* **PROBLEM DETAILS**
Exactly the lines from the start of the data below through the line that contains "const height = 332" are to be copied, with pictures left out.

[start of STORED DATA]

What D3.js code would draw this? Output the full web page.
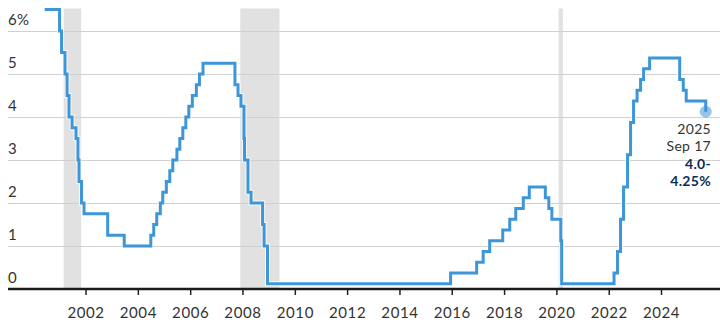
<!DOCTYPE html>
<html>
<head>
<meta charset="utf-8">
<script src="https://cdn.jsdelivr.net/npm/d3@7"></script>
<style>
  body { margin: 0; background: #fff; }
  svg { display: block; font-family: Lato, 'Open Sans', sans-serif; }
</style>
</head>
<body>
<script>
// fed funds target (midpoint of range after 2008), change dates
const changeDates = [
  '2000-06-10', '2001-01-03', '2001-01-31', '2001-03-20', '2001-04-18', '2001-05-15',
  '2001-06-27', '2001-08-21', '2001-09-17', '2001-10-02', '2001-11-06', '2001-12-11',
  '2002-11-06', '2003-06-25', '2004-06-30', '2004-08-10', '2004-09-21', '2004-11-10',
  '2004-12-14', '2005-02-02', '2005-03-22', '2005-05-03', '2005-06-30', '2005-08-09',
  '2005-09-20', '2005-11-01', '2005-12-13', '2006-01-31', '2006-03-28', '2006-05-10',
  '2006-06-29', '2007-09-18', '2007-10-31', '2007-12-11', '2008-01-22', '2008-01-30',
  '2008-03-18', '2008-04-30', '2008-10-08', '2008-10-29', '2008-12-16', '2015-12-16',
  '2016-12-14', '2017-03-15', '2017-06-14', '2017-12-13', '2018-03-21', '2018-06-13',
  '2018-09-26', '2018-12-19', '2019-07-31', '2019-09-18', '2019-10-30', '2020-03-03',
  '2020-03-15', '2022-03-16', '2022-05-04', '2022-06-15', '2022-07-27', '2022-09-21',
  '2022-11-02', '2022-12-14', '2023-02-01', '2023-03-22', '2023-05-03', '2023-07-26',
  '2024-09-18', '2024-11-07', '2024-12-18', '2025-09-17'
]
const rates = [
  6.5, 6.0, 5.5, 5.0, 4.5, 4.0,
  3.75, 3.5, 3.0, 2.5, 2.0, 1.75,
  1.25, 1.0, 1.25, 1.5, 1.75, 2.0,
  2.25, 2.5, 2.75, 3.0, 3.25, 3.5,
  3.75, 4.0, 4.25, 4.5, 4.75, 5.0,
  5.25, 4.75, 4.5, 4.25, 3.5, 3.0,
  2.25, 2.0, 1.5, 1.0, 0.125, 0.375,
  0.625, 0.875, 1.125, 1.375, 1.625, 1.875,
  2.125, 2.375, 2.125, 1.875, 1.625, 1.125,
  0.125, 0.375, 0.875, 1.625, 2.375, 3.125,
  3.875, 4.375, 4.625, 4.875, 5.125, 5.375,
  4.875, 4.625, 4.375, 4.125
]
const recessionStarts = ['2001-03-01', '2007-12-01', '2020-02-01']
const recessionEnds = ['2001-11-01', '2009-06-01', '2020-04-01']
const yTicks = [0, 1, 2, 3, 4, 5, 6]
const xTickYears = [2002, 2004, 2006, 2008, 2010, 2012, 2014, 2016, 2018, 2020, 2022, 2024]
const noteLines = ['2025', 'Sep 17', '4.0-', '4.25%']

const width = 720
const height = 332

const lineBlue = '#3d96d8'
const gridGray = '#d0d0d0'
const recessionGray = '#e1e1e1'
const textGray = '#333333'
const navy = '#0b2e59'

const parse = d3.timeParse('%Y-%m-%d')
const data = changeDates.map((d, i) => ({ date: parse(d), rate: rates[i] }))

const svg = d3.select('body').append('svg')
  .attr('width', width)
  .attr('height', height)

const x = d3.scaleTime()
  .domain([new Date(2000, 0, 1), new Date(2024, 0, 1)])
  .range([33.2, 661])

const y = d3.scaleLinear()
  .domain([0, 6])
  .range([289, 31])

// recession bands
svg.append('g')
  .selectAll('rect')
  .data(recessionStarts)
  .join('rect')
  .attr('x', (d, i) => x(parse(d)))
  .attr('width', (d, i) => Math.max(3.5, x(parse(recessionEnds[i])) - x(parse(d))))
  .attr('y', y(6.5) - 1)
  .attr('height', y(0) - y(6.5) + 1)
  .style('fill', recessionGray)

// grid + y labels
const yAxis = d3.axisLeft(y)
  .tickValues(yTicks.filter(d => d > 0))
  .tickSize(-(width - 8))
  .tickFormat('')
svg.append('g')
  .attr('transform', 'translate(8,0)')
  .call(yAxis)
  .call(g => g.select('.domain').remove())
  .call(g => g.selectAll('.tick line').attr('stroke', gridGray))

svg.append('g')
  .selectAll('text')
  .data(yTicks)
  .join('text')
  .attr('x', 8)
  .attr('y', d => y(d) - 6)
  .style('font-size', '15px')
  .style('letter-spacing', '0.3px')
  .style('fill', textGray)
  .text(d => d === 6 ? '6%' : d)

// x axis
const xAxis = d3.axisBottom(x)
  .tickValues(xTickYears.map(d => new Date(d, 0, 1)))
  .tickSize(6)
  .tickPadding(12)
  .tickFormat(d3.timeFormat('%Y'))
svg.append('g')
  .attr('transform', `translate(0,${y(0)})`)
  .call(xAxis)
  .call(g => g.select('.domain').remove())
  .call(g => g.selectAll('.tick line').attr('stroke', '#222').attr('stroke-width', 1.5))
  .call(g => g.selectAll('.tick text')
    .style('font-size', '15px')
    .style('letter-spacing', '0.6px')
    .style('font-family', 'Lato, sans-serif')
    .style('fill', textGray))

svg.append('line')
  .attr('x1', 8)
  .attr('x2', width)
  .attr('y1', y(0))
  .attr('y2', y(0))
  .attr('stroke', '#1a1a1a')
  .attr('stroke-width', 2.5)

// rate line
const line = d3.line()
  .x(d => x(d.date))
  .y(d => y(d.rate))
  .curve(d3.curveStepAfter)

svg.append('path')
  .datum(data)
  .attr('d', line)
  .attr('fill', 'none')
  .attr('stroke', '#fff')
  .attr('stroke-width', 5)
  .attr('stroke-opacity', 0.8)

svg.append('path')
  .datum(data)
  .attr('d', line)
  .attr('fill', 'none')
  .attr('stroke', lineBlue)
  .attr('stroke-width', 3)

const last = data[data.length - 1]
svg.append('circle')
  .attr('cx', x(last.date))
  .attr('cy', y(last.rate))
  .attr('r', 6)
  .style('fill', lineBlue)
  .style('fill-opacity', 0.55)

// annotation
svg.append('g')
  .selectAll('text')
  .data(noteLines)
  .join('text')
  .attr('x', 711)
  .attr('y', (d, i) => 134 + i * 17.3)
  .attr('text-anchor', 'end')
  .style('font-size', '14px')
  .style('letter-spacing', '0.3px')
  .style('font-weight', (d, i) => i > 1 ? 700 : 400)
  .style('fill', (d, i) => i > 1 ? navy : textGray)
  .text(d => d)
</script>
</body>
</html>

[end of STORED DATA]

* **SOLUTION FOR THIS PROBLEM**
What D3.js code would draw this? Output the full web page.
<!DOCTYPE html>
<html>
<head>
<meta charset="utf-8">
<script src="https://cdn.jsdelivr.net/npm/d3@7"></script>
<style>
  body { margin: 0; background: #fff; }
  svg { display: block; font-family: Lato, 'Open Sans', sans-serif; }
</style>
</head>
<body>
<script>
// fed funds target (midpoint of range after 2008), change dates
const changeDates = [
  '2000-06-10', '2001-01-03', '2001-01-31', '2001-03-20', '2001-04-18', '2001-05-15',
  '2001-06-27', '2001-08-21', '2001-09-17', '2001-10-02', '2001-11-06', '2001-12-11',
  '2002-11-06', '2003-06-25', '2004-06-30', '2004-08-10', '2004-09-21', '2004-11-10',
  '2004-12-14', '2005-02-02', '2005-03-22', '2005-05-03', '2005-06-30', '2005-08-09',
  '2005-09-20', '2005-11-01', '2005-12-13', '2006-01-31', '2006-03-28', '2006-05-10',
  '2006-06-29', '2007-09-18', '2007-10-31', '2007-12-11', '2008-01-22', '2008-01-30',
  '2008-03-18', '2008-04-30', '2008-10-08', '2008-10-29', '2008-12-16', '2015-12-16',
  '2016-12-14', '2017-03-15', '2017-06-14', '2017-12-13', '2018-03-21', '2018-06-13',
  '2018-09-26', '2018-12-19', '2019-07-31', '2019-09-18', '2019-10-30', '2020-03-03',
  '2020-03-15', '2022-03-16', '2022-05-04', '2022-06-15', '2022-07-27', '2022-09-21',
  '2022-11-02', '2022-12-14', '2023-02-01', '2023-03-22', '2023-05-03', '2023-07-26',
  '2024-09-18', '2024-11-07', '2024-12-18', '2025-09-17'
]
const rates = [
  6.5, 6.0, 5.5, 5.0, 4.5, 4.0,
  3.75, 3.5, 3.0, 2.5, 2.0, 1.75,
  1.25, 1.0, 1.25, 1.5, 1.75, 2.0,
  2.25, 2.5, 2.75, 3.0, 3.25, 3.5,
  3.75, 4.0, 4.25, 4.5, 4.75, 5.0,
  5.25, 4.75, 4.5, 4.25, 3.5, 3.0,
  2.25, 2.0, 1.5, 1.0, 0.125, 0.375,
  0.625, 0.875, 1.125, 1.375, 1.625, 1.875,
  2.125, 2.375, 2.125, 1.875, 1.625, 1.125,
  0.125, 0.375, 0.875, 1.625, 2.375, 3.125,
  3.875, 4.375, 4.625, 4.875, 5.125, 5.375,
  4.875, 4.625, 4.375, 4.125
]
const recessionStarts = ['2001-03-01', '2007-12-01', '2020-02-01']
const recessionEnds = ['2001-11-01', '2009-06-01', '2020-04-01']
const yTicks = [0, 1, 2, 3, 4, 5, 6]
const xTickYears = [2002, 2004, 2006, 2008, 2010, 2012, 2014, 2016, 2018, 2020, 2022, 2024]
const noteLines = ['2025', 'Sep 17', '4.0-', '4.25%']

const width = 720
const height = 332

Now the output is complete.